Search ForexCrunch
  • Easing concerns over trade conflict improve market sentiment.
  • Wall Street records large gains in the early NA session.
  • US Dollar Index fails to stay in the positive territory.

The broad-based greenback weakness witnessed in the early NA session dragged the USD/JPY pair to 110.55. However, the optimistic mood surrounding the major equity indexes in the U.S. started to weigh on the safe-havens and the pair retraced its losses.
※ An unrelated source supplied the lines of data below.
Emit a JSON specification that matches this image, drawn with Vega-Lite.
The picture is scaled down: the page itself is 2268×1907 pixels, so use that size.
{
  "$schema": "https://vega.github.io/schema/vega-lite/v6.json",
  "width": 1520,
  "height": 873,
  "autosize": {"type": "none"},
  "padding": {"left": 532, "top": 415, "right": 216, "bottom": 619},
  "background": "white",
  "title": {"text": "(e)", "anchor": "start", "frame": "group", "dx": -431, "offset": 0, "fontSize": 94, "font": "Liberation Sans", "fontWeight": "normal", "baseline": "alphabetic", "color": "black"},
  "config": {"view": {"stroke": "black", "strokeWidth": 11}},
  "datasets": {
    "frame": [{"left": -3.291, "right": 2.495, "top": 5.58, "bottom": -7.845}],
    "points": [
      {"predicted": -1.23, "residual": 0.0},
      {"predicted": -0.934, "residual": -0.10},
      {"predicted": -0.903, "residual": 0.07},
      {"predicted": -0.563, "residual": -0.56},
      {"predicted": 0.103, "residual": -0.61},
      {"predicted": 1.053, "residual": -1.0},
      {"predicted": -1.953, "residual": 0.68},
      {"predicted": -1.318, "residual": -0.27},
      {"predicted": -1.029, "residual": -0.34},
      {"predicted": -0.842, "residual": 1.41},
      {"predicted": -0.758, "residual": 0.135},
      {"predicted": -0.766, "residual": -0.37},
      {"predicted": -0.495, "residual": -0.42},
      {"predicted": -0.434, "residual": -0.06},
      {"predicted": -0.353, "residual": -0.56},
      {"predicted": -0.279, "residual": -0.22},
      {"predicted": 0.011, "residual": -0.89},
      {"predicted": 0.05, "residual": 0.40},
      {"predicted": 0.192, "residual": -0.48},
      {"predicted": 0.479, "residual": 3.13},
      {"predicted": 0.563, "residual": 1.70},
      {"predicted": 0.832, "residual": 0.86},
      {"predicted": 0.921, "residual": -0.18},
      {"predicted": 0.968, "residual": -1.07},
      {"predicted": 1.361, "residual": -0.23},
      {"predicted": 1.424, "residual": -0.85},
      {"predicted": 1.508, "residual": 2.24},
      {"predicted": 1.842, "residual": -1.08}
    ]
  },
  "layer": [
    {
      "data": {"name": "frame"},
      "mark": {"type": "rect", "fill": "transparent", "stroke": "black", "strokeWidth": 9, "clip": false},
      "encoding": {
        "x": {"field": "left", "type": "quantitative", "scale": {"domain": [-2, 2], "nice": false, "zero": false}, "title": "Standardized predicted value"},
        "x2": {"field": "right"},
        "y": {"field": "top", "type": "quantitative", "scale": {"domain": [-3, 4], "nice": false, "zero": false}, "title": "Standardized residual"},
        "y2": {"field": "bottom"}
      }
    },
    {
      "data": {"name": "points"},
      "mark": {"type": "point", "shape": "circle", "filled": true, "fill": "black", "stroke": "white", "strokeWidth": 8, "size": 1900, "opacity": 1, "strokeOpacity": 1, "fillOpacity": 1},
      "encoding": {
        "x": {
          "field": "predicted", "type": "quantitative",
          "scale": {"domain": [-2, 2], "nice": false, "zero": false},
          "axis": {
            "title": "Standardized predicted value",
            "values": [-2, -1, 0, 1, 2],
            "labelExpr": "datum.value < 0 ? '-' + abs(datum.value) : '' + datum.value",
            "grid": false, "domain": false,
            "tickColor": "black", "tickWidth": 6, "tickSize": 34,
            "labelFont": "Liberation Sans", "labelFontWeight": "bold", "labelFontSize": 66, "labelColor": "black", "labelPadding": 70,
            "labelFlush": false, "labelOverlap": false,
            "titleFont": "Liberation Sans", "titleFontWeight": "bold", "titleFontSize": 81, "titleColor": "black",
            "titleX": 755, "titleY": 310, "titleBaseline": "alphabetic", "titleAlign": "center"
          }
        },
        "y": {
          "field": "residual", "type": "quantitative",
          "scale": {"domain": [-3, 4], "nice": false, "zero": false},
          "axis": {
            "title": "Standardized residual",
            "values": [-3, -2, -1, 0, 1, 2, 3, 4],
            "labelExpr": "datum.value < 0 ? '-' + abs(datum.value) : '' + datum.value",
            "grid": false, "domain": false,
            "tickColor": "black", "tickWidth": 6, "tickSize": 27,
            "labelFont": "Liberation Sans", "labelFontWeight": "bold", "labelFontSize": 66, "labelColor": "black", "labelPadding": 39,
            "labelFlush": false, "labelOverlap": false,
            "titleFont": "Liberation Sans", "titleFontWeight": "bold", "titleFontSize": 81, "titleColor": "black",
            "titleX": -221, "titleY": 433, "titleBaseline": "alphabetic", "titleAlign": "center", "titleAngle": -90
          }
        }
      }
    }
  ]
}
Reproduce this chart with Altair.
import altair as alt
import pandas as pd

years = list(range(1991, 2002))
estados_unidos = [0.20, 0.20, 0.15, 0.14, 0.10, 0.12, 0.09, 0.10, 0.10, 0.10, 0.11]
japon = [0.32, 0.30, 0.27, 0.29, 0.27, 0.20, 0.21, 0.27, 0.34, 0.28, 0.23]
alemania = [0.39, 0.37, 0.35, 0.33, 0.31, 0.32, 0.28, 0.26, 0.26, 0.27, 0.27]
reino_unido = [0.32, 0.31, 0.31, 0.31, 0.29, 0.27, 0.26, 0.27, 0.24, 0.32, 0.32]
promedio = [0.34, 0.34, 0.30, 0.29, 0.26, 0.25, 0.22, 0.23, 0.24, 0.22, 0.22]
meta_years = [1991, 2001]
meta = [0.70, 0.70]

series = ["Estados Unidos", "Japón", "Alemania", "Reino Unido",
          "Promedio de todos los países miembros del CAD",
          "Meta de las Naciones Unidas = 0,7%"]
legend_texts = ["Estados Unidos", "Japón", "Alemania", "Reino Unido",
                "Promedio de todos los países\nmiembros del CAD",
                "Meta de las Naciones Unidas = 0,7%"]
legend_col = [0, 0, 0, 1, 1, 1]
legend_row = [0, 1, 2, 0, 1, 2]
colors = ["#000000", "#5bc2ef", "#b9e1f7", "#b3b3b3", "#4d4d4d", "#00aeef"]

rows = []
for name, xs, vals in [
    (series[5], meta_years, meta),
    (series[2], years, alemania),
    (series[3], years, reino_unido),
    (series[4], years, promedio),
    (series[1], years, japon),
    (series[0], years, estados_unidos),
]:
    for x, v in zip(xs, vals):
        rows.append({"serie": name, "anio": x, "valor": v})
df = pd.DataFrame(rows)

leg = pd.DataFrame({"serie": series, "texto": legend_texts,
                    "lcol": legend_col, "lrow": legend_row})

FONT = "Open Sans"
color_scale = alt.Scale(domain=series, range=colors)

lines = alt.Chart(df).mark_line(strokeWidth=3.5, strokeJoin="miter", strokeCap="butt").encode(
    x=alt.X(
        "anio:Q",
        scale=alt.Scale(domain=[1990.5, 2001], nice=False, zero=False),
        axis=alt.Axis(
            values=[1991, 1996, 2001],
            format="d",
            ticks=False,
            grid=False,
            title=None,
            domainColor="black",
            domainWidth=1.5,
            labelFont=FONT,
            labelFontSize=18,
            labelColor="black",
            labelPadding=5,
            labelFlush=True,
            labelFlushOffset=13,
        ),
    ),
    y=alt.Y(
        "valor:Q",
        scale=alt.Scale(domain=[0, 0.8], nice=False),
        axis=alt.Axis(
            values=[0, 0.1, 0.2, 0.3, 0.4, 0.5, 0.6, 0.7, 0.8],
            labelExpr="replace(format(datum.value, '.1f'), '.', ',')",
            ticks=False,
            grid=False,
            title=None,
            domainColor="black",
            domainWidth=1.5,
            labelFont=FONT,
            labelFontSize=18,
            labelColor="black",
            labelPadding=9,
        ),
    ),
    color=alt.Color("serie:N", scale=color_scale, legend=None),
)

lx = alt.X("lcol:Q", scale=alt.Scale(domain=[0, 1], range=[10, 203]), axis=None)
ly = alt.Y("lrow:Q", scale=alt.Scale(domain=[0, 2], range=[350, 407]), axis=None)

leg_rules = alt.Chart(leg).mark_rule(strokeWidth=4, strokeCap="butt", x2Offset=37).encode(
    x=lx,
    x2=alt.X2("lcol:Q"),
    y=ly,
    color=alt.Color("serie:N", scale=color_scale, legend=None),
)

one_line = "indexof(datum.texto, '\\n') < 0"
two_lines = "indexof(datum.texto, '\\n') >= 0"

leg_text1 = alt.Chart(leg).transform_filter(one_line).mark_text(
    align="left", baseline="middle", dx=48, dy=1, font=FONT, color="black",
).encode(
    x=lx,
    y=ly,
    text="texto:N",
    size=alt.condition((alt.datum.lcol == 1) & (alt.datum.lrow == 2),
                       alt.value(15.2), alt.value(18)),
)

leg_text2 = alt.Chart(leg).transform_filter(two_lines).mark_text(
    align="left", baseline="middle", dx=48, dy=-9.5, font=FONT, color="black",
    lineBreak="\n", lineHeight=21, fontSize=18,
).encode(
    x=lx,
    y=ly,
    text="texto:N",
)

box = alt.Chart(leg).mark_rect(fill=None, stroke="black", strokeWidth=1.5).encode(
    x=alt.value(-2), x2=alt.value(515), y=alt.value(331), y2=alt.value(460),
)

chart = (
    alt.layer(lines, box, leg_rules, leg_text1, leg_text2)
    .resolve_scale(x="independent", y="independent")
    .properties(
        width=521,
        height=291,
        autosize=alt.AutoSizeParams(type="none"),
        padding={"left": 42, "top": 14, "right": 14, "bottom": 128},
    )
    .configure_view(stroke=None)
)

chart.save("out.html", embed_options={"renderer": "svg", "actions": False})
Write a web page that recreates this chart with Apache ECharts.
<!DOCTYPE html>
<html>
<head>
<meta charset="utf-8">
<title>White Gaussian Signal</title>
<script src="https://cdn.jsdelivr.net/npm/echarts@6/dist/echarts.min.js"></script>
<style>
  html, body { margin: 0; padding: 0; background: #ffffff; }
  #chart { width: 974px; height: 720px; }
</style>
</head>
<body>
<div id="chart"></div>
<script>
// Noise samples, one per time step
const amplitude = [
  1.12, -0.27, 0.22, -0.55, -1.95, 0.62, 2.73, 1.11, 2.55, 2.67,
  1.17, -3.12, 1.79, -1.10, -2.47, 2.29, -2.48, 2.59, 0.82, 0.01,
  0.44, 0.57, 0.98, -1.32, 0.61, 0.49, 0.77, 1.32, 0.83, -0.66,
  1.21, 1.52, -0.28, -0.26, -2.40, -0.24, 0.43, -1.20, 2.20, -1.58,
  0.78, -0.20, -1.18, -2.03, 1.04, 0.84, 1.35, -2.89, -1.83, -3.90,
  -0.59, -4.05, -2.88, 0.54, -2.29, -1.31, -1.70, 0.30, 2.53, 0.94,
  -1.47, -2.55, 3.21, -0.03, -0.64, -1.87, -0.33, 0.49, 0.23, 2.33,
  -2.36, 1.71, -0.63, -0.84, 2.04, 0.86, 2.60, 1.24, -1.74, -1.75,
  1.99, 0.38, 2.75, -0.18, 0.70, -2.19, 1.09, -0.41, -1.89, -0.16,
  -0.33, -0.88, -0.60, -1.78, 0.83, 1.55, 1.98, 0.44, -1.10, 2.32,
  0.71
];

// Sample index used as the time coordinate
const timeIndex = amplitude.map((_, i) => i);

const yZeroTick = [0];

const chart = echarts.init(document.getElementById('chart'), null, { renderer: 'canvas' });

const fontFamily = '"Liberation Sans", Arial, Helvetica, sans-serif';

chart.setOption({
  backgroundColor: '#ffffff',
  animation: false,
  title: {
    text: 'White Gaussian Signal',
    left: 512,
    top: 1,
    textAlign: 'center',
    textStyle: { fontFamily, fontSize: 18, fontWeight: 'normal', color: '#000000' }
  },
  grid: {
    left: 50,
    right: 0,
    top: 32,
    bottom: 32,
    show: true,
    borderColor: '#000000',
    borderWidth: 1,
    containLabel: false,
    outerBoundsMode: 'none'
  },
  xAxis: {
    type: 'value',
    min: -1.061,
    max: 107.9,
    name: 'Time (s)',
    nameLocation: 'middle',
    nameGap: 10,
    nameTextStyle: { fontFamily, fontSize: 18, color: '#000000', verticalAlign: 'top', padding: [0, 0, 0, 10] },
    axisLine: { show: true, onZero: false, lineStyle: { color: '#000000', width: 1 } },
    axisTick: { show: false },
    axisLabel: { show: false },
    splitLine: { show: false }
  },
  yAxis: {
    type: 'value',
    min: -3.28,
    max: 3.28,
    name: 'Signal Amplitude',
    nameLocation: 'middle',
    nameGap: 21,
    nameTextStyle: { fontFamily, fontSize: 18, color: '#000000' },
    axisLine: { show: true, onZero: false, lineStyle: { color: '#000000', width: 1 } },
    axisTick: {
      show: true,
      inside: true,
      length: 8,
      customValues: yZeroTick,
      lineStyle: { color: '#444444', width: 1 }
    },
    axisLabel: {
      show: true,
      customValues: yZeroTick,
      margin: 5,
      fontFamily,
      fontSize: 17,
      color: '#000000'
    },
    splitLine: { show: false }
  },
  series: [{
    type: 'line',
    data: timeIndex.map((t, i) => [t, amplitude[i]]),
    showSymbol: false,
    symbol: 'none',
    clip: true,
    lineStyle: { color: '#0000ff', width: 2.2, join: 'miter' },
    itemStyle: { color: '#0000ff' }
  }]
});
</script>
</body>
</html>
At the moment, the pair is virtually unchanged on the day at 110.75.

The data from the U.S. on Thursday revealed that building permits rose 1.5% in July while housing starts increased 0.9% compared to the market expectation of 7.4%. Furthermore, the Philadelphia Fed Manufacturing Index plunged to 11.9 in August from 25.7 in July to fall short of the experts’ estimate of 22. Reacting to the mixed-data, the US Dollar Index extended its corrective slide and was last seen at 96.45, where it was down 0.27% on a daily basis.

Meanwhile, after closing the previous day sharply lower, Wall Street rebounded strongly on Thursday with the Dow Jones Industrial Average and the S&P 500 adding 1.3% and 0.7% respectively. Reports of Chinese government officials planning to meet with their American counterparts later this month to discuss the issues surrounding the trade relations seem to be the primary driver of the rising risk appetite.

There won’t be any other macroeconomic data releases from the U.S. in the remainder of the day and the risk perception is likely to continue to drive the pair’s price action.

Technical outlook

On the upside, the pair could encounter the first resistance at 111.10 (20-DMA/50-DMA) ahead of 111.55 (Aug. 6 high) and 112.15 (Aug. 1 high). Supports, on the other hand, are located at 110.45/40 (daily low/100-DMA), 110 (psychological level) and 109.35 (200-DMA).